Working with a client should always be a collaborative experience, but you have to know where to draw the limits. Depending on the nature of your business, you may have a little bit of flexibility with how you do things, but you ultimately can’t compromise the standards of conducting business in the way that you know is correct. If a client become arbitrary and demands that you do things their way, that might be fine it it’s just an issue of aesthetics or taste. But if you’re being asked to do something that flies directly in the face of what you’ve determined to be an ethic or standard for how you do things, you simply can’t compromise. If you do, you run the very real risk of destroying your credibility by doing something substandard or just plain wrong.

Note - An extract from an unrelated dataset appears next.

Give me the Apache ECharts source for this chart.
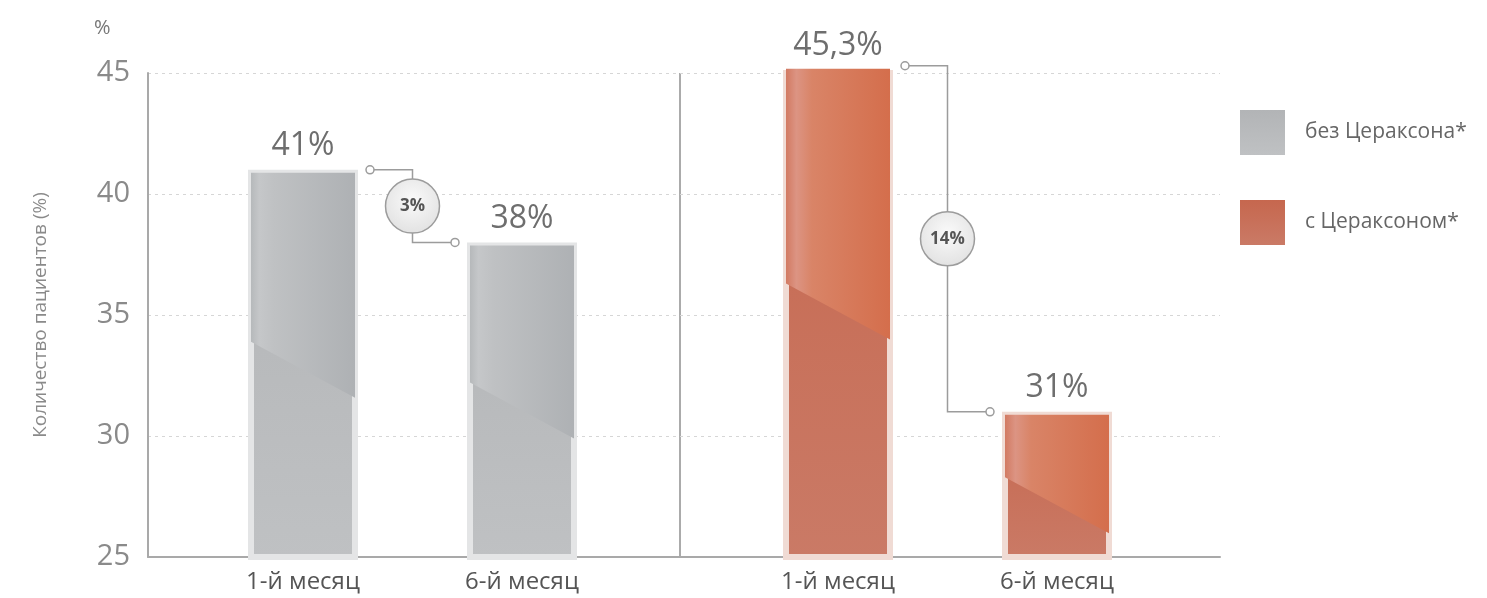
<!DOCTYPE html>
<html>
<head>
<meta charset="utf-8">
<script src="https://cdn.jsdelivr.net/npm/echarts@6/dist/echarts.min.js"></script>
<style>
html, body { margin: 0; padding: 0; background: #fff; }
#chart { width: 1487px; height: 598px; }
</style>
</head>
<body>
<div id="chart"></div>
<script>
// данные графика
const months = ['1-й месяц', '6-й месяц'];
const withoutCeraxon = [41, 38];
const withCeraxon = [45.3, 31];
const dropWithout = '3%';
const dropWith = '14%';
const yTicks = [25, 30, 35, 40, 45];
const seriesNames = ['без Цераксона*', 'с Цераксоном*'];

const chart = echarts.init(document.getElementById('chart'));

const BAR_W = 110;
const BORDER = 6;
const FONT = '"Open Sans", "Noto Sans", sans-serif';
const TOP = 73, BOTTOM = 41;

function fmt(v) {
    return String(v).replace('.', ',') + '%';
}

function vgrad(a, b) {
    return new echarts.graphic.LinearGradient(0, 0, 0, 1, [
        { offset: 0, color: a }, { offset: 1, color: b }
    ]);
}

function hgrad(stops) {
    return new echarts.graphic.LinearGradient(0, 0, 1, 0,
        stops.map(s => ({ offset: s[0], color: s[1] })));
}

// блик в верхней части столбца (диагональный срез)
function gloss(stops) {
    return function (params, api) {
        const top = api.coord([api.value(0), api.value(1)]);
        const base = api.coord([api.value(0), yTicks[0]]);
        const half = BAR_W / 2 - BORDER / 2;
        const x0 = top[0] - half, x1 = top[0] + half;
        const y0 = top[1] + BORDER / 2;
        const yl = y0 + (base[1] - y0) * 0.44;
        const yr = Math.min(yl + 56, base[1]);
        return {
            type: 'polygon',
            silent: true,
            shape: { points: [[x0, y0], [x1, y0], [x1, yr], [x0, yl]] },
            style: { fill: hgrad(stops) }
        };
    };
}

// выноска со снижением показателя
function connector(label) {
    return function (params, api) {
        const a = api.coord([api.value(0), api.value(1)]);
        const b = api.coord([api.value(2), api.value(3)]);
        const off = BAR_W / 2 + BORDER / 2 + 9;
        const xs = a[0] + off, xe = b[0] - off, xm = (a[0] + b[0]) / 2;
        const ym = (a[1] + b[1]) / 2;
        const line = { stroke: '#9c9c9c', lineWidth: 1.5 };
        return {
            type: 'group',
            silent: true,
            children: [
                { type: 'polyline', shape: { points: [[xs, a[1]], [xm, a[1]], [xm, b[1]], [xe, b[1]]] },
                  style: Object.assign({ fill: null }, line) },
                { type: 'circle', shape: { cx: xs, cy: a[1], r: 4 }, style: Object.assign({ fill: '#fff' }, line) },
                { type: 'circle', shape: { cx: xe, cy: b[1], r: 4 }, style: Object.assign({ fill: '#fff' }, line) },
                { type: 'circle', shape: { cx: xm, cy: ym, r: 27 },
                  style: Object.assign({
                      fill: new echarts.graphic.RadialGradient(0.5, 0.4, 0.6, [
                          { offset: 0, color: '#fafafa' }, { offset: 1, color: '#e2e2e2' }
                      ])
                  }, line) },
                { type: 'text', style: { x: xm, y: ym, text: label, align: 'center', verticalAlign: 'middle',
                  font: 'bold 17px ' + FONT, fill: '#555' } }
            ]
        };
    };
}

const grayColor = vgrad('#b2b4b6', '#bfc1c3');
const redColor = vgrad('#c6674e', '#ca7a66');

const catAxis = (grid) => ({
    type: 'category', gridIndex: grid, data: months,
    axisLine: { show: false }, axisTick: { show: false },
    axisLabel: { fontSize: 24, color: '#555', fontFamily: FONT, margin: 13 }
});
const hiddenY = (grid) => ({
    type: 'value', gridIndex: grid, min: 25, max: 45, show: false
});

const barLabel = {
    show: true, position: 'top', distance: 8,
    formatter: p => fmt(p.value),
    fontSize: 32, color: '#6e6e6e', fontFamily: FONT
};

const option = {
    backgroundColor: '#fff',
    animation: false,
    grid: [
        { left: 148, right: 267, top: TOP, bottom: BOTTOM },
        { left: 193.5, width: 438, top: TOP, bottom: BOTTOM },
        { left: 728.5, width: 438, top: TOP, bottom: BOTTOM }
    ],
    xAxis: [
        { type: 'value', gridIndex: 0, min: 0, max: 1,
          axisLine: { show: true, lineStyle: { color: '#a9a9a9', width: 2 } },
          axisTick: { show: false }, axisLabel: { show: false }, splitLine: { show: false } },
        catAxis(1),
        catAxis(2)
    ],
    yAxis: [
        { type: 'value', gridIndex: 0, min: yTicks[0], max: yTicks[yTicks.length - 1], interval: 5,
          name: 'Количество пациентов (%)', nameLocation: 'middle', nameRotate: 90, nameGap: 98,
          nameTextStyle: { fontSize: 19, color: '#8a8a8a', fontFamily: FONT },
          axisLine: { show: true, lineStyle: { color: '#a9a9a9', width: 2 } },
          axisTick: { show: false },
          axisLabel: { fontSize: 29, color: '#8a8a8a', fontFamily: FONT, margin: 18 },
          splitLine: { show: true, lineStyle: { color: '#d6d6d6', type: [3, 4], width: 1 } } },
        hiddenY(1),
        hiddenY(2)
    ],
    legend: {
        orient: 'vertical', left: 1235, top: 105,
        data: seriesNames, icon: 'rect',
        itemWidth: 45, itemHeight: 45, itemGap: 45,
        itemStyle: { borderWidth: 0 },
        textStyle: { fontSize: 21, color: '#666', fontFamily: FONT, padding: [0, 0, 0, 15] },
        selectedMode: false
    },
    graphic: [
        { type: 'text', left: 94, top: 18, style: { text: '%', font: '20px ' + FONT, fill: '#777' } },
        { type: 'line', shape: { x1: 680, y1: TOP, x2: 680, y2: 598 - BOTTOM },
          style: { stroke: '#ababab', lineWidth: 2 } }
    ],
    series: [
        { name: seriesNames[0], type: 'bar', xAxisIndex: 1, yAxisIndex: 1, data: withoutCeraxon,
          barWidth: BAR_W, itemStyle: { color: grayColor, borderColor: '#e4e5e6', borderWidth: BORDER },
          label: barLabel, z: 2 },
        { name: seriesNames[1], type: 'bar', xAxisIndex: 2, yAxisIndex: 2, data: withCeraxon,
          barWidth: BAR_W, itemStyle: { color: redColor, borderColor: '#f0dbd4', borderWidth: BORDER },
          label: barLabel, z: 2 },
        { type: 'custom', xAxisIndex: 1, yAxisIndex: 1, z: 3,
          data: withoutCeraxon.map((v, i) => [i, v]),
          encode: { x: 0, y: 1 },
          renderItem: gloss([[0, '#b6b9bb'], [0.08, '#c5c7c9'], [0.22, '#bfc1c3'], [1, '#aeb1b4']]) },
        { type: 'custom', xAxisIndex: 2, yAxisIndex: 2, z: 3,
          data: withCeraxon.map((v, i) => [i, v]),
          encode: { x: 0, y: 1 },
          renderItem: gloss([[0, '#d27a62'], [0.1, '#dc9483'], [0.25, '#d98467'], [1, '#d46e4c']]) },
        { type: 'custom', xAxisIndex: 1, yAxisIndex: 1, z: 4,
          data: [[0, withoutCeraxon[0], 1, withoutCeraxon[1]]],
          encode: { x: [0, 2], y: [1, 3] },
          renderItem: connector(dropWithout) },
        { type: 'custom', xAxisIndex: 2, yAxisIndex: 2, z: 4,
          data: [[0, withCeraxon[0], 1, withCeraxon[1]]],
          encode: { x: [0, 2], y: [1, 3] },
          renderItem: connector(dropWith) }
    ]
};

chart.setOption(option);
</script>
</body>
</html>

Although it might be uncomfortable to do so, the better approach would be to let the client know that there’s not an alignment of goals and values between the two of you. It would be better to lose the business of the client than to do something in direct violation of the core values of your business. It may not look like it on the surface, but taking that stance actually is providing service to the client. It’s more beneficial to you to direct that person elsewhere than to become something you’re not just to make a quick buck. One of the best things we can do to establish customer/client service in our business is to ensure that we consistently provide what we do in a way that upholds the essence of who we are and doesn’t lose focus on the purpose that drives our efforts.

When it comes down to it, the most constructive element for cultivating positive customer service is setting proper expectations. Most people engage in business transactions in good faith, but there’s invariably someone acting squirrelly who just wants to see what they can get at your expense. Establishing clear and relevant parameters regarding how you provide your goods or services helps to answer questions upfront and show that you place real value on providing those you serve with a good experience. All the tech in the world can never replace having some kind of constructive dialogue with those who seek out your business so that they really understand who you are and what you can provide for them. It’s all about balance – give all you can without literally “giving away the store”.

Customer service can be one of the most daunting aspects to operating a business, but soberly examining what you realistically could and should provide will give you peace of mind and make dealing with you a lot more enjoyable for those you serve.